Tebuireng.co – Putri kedua Gus Dur yang bernama Zannuba Ariffah Chafsoh, atau yang biasa dikenal dengan nama Yenny Wahid meminta semua pihak tidak terjebak pada polarisasi pemisahan antara agama dan negara dalam bab musik.
Pernyataan ini disampaikan Yenny setelah melihat banyaknya pihak yang menari di atas isu haramnya musik. Ada yang mengharamkan musik, sampai lagu kebangsaan Indonesia Raya juga diharamkan.
Di sisi lain, ada juga pihak yang menggunakan musik untuk melabeli orang lain sebagai radikal. Sehingga berdampak pada perpecahan yang semakin serius. Seharusnya dalam menghakimi sesuatu berdasarkan data dan kualisifikasi tertentu. Bukan karena suka dan tidak suka saja.
Pendapat ini disampaikannya lewat akun instagram pribadinya yaitu @yennywahid, Senin (20/9)
“Terkait musik, jangan mudah menghakimi orang radikal dan harus pakai data. Dibilang norak dan kampunagan itu tidak pas. Karena labeling itu berdampak pada yang dituduh. Jika berkaitan dengan negara maka kita tegas. Untuk urusan pribadi jangan dipaksakan. Sebagai bangsa kita harus memberikan ruang toleransi untuk perbedaan,” katanya.
Yenny Wahid lalu menjelaskan, bab musik masuk dalam ranah pribadi kehidupan masing-masing individu. Setiap orang punya hak mendengarkan atau tidak sebuah musik. Terpenting dalam hal ini tidak ada pemaksaan atas keyakinan.
Terkait adanya ada kelompok agama yang mengharamkan musik, hal ini bukan hanya ada di Islam saja. Agama selain Islam juga memiliki sekte yang berpendapat lagu kebangsaan itu haram.
Namun, wanita kelahiran Jombang ini sangat menyayangkan pendapat tentang musik mulai masuk pada ranah politik. Narasi yang dibangun bukan lagi ranah privasi. Mulai masuk pada wilayah menyanyikan lagu kebangsaan adalah haram. Bagian dari thoghut.

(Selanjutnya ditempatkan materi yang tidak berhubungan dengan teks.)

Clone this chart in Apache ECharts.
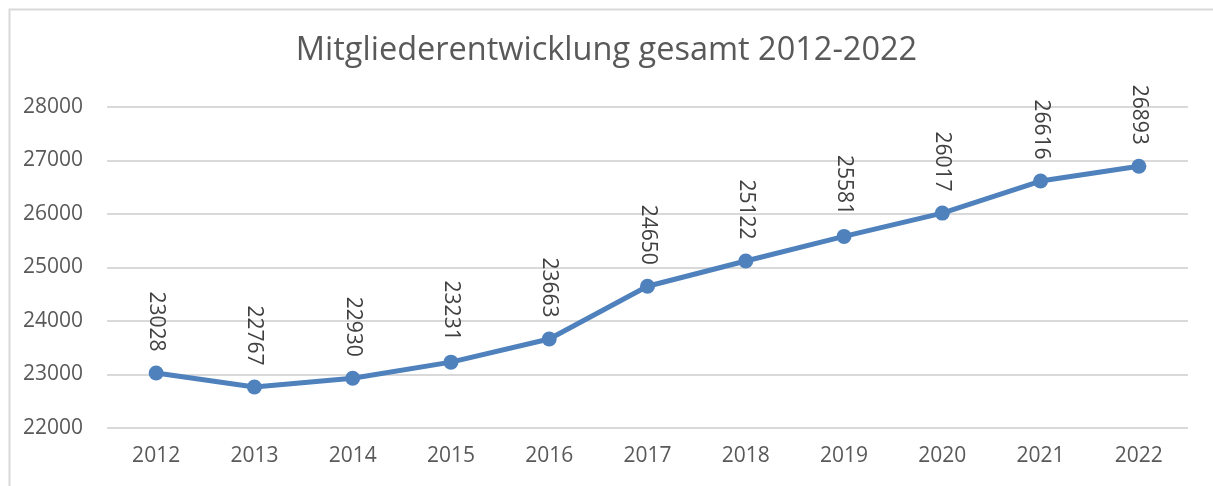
<!DOCTYPE html>
<html>
<head>
<meta charset="utf-8">
<script src="https://cdn.jsdelivr.net/npm/echarts@6/dist/echarts.min.js"></script>
<style>
html,body{margin:0;padding:0;background:#fff;}
#chart{width:1213px;height:486px;}
</style>
</head>
<body>
<div id="chart"></div>
<script>
const titleText = 'Mitgliederentwicklung gesamt 2012-2022';
const years = ['2012','2013','2014','2015','2016','2017','2018','2019','2020','2021','2022'];
const members = [23028, 22767, 22930, 23231, 23663, 24650, 25122, 25581, 26017, 26616, 26893];
const yMin = 22000, yMax = 28000, yStep = 1000;

const FONT = '"Open Sans", "Liberation Sans", Arial, sans-serif';
const chart = echarts.init(document.getElementById('chart'), null, {renderer:'canvas'});
chart.setOption({
  animation: false,
  backgroundColor: '#ffffff',
  graphic: [{
    type: 'rect', left: 7, top: 7, z: -10, silent: true,
    shape: {width: 1240, height: 520},
    style: {fill: 'none', stroke: '#d9d9d9', lineWidth: 2}
  }],
  title: {
    text: titleText, left: 'center', top: 29,
    textStyle: {fontFamily: FONT, fontSize: 32.5, fontWeight: 'normal', color: '#595959'}
  },
  grid: {left: 107, right: 25, top: 107, bottom: 58, containLabel: false},
  xAxis: {
    type: 'category', data: years, boundaryGap: true,
    axisLine: {show: false}, axisTick: {show: false},
    axisLabel: {fontFamily: FONT, fontSize: 21, color: '#595959', margin: 18}
  },
  yAxis: {
    type: 'value', min: yMin, max: yMax, interval: yStep,
    axisLine: {show: false}, axisTick: {show: false},
    splitLine: {lineStyle: {color: '#d9d9d9', width: 2}},
    axisLabel: {fontFamily: FONT, fontSize: 21, color: '#595959', margin: 24,
      formatter: v => String(v)}
  },
  series: [{
    type: 'line', data: members,
    symbol: 'circle', symbolSize: 15,
    lineStyle: {color: '#4f81bd', width: 5},
    itemStyle: {color: '#4f81bd'},
    label: {
      show: true, position: 'top', rotate: -90, distance: 14,
      align: 'right', verticalAlign: 'middle',
      fontFamily: FONT, fontSize: 21, color: '#404040'
    }
  }]
});
</script>
</body>
</html>
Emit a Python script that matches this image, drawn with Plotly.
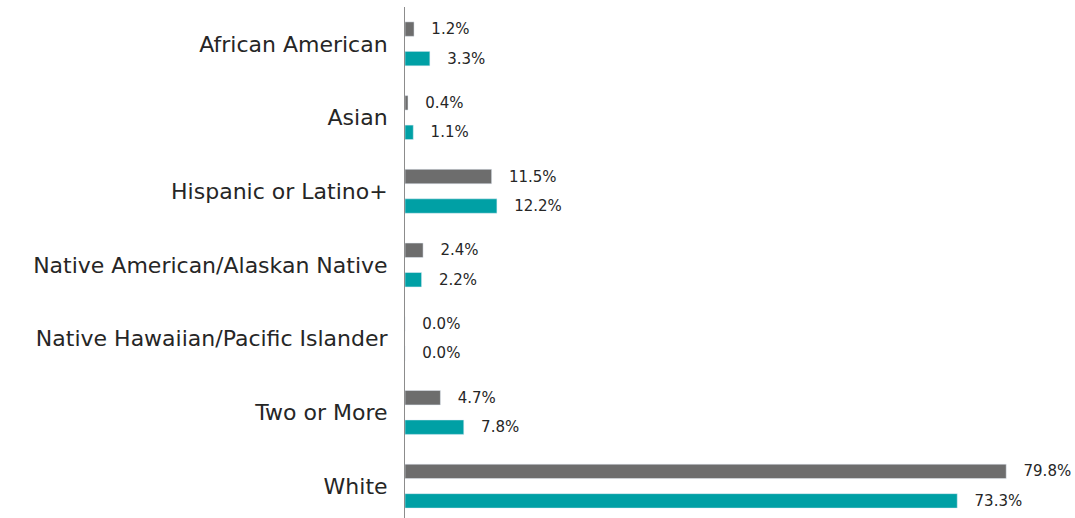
import plotly.graph_objects as go

categories = ["African American", "Asian", "Hispanic or Latino+",
              "Native American/Alaskan Native", "Native Hawaiian/Pacific Islander",
              "Two or More", "White"]
series_a = [1.2, 0.4, 11.5, 2.4, 0.0, 4.7, 79.8]
series_b = [3.3, 1.1, 12.2, 2.2, 0.0, 7.8, 73.3]

fig = go.Figure()
for vals, col in [(series_a, "#6d6d6d"), (series_b, "#00A0A5")]:
    fig.add_trace(go.Bar(y=categories, x=vals, orientation="h", marker_color=col,
                         texttemplate="\u00a0\u00a0\u00a0%{x:.1f}%", textposition="outside",
                         constraintext="none", cliponaxis=False,
                         textfont=dict(size=15, color="#262626")))
fig.update_layout(
    width=1075, height=523, barmode="group", bargap=0.2, bargroupgap=0.51,
    margin=dict(l=405, r=7, t=7, b=0), showlegend=False,
    plot_bgcolor="white", paper_bgcolor="white",
    font=dict(family="DejaVu Sans, sans-serif", color="#262626"),
    xaxis=dict(range=[0, 88], visible=False, showgrid=False),
    yaxis=dict(autorange="reversed", showline=True, linecolor="#8c8c8c", linewidth=1,
               ticks="", tickfont=dict(size=22, color="#262626"), ticklabelstandoff=12,
               showgrid=False, automargin=False),
)
fig.write_html("out.html", config={"displayModeBar": False},
               post_script="document.body.style.margin='0';document.body.style.overflow='hidden';")
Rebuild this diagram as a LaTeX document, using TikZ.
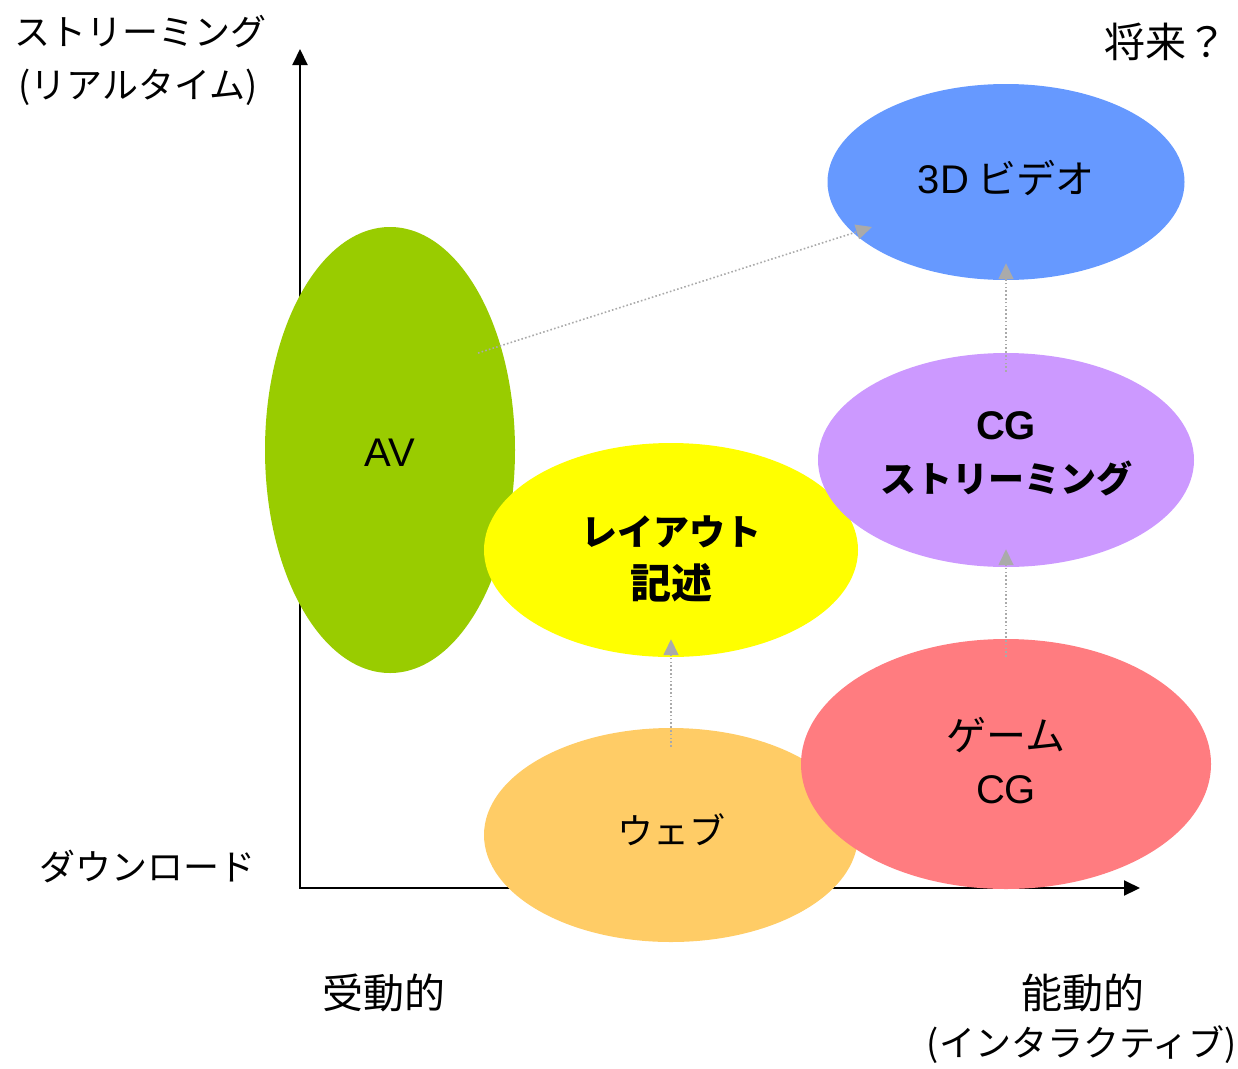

“Terkait mengharamkan lagu kebangsaan dan hormat bendera, ternyata bukan hanya ada di Islam saja. Di sekte agama selain Islam dalam kontek Indonesia. Ini sebenarnya bukan karena agamanya. Namun, ada keinginan atau sikap seseorang yang ingin memisahkan antara pandangan agama dan negara,” imbuhnya.
Bagi Yenny, lagu kebangsaan dan negara tidak perlu dipertentangkan dengan Islam. Baginya soal bendera dan lagu kebangsaan salah bila ditabrakan dengan Islam. Dalam Islam sebenarnya perbedaan sudah jadi hal biasa, tidak perlu dipertentangkan, ada mazhab-mazhab yang berbeda dalam melihat sebuah kasus.
Sehingga Yenny Wahid meminta umat Islam tidak mudah mengharamkan sesuatu jika hanya dianggap tidak ada dalam agama.
“Padahal tidak perlu mempertentangkan keduanya. Karena bisa berjalan beriringan. Sama seperti seseorang yang mempertanyakan mau pilih pancasila atau pilih Al-Qur’an. Yang jelas tidak sama. Pertanyaanya saja sudah salah. Apalagi mau jawab. Jadi niali-nilai pancasila ada dalam ayat-ayat Al-Quran, jelas dalam hal ini tidak bertentangan. Sikap ini mudah mengharamkan,” tegasnya.
Yenny Wahid juga menjelaskan, di era dakwah Wali Songo, terkhusus Sunan Kalijaga menjadikan musik dan seni sebagai media dakwah ke masyarakat Jawa. Berkat model dakwah tersebut, banyak masyarakat jadi lebih paham tentang ajaran Islam.
“Saya tidak bisa membayang jika pada era Wali Songo yang sedang dominan adalah pengharaman musik maka sunan Kalijaga tidak bisa berdakwah dengan menggunakan budaya dan seni. Kita berhutang ke Sunan Kalijaga yang sudah menurunkan ilmunya kepada kita dan ulama modern yang menuntun kita dalam beragama,” tandasnya.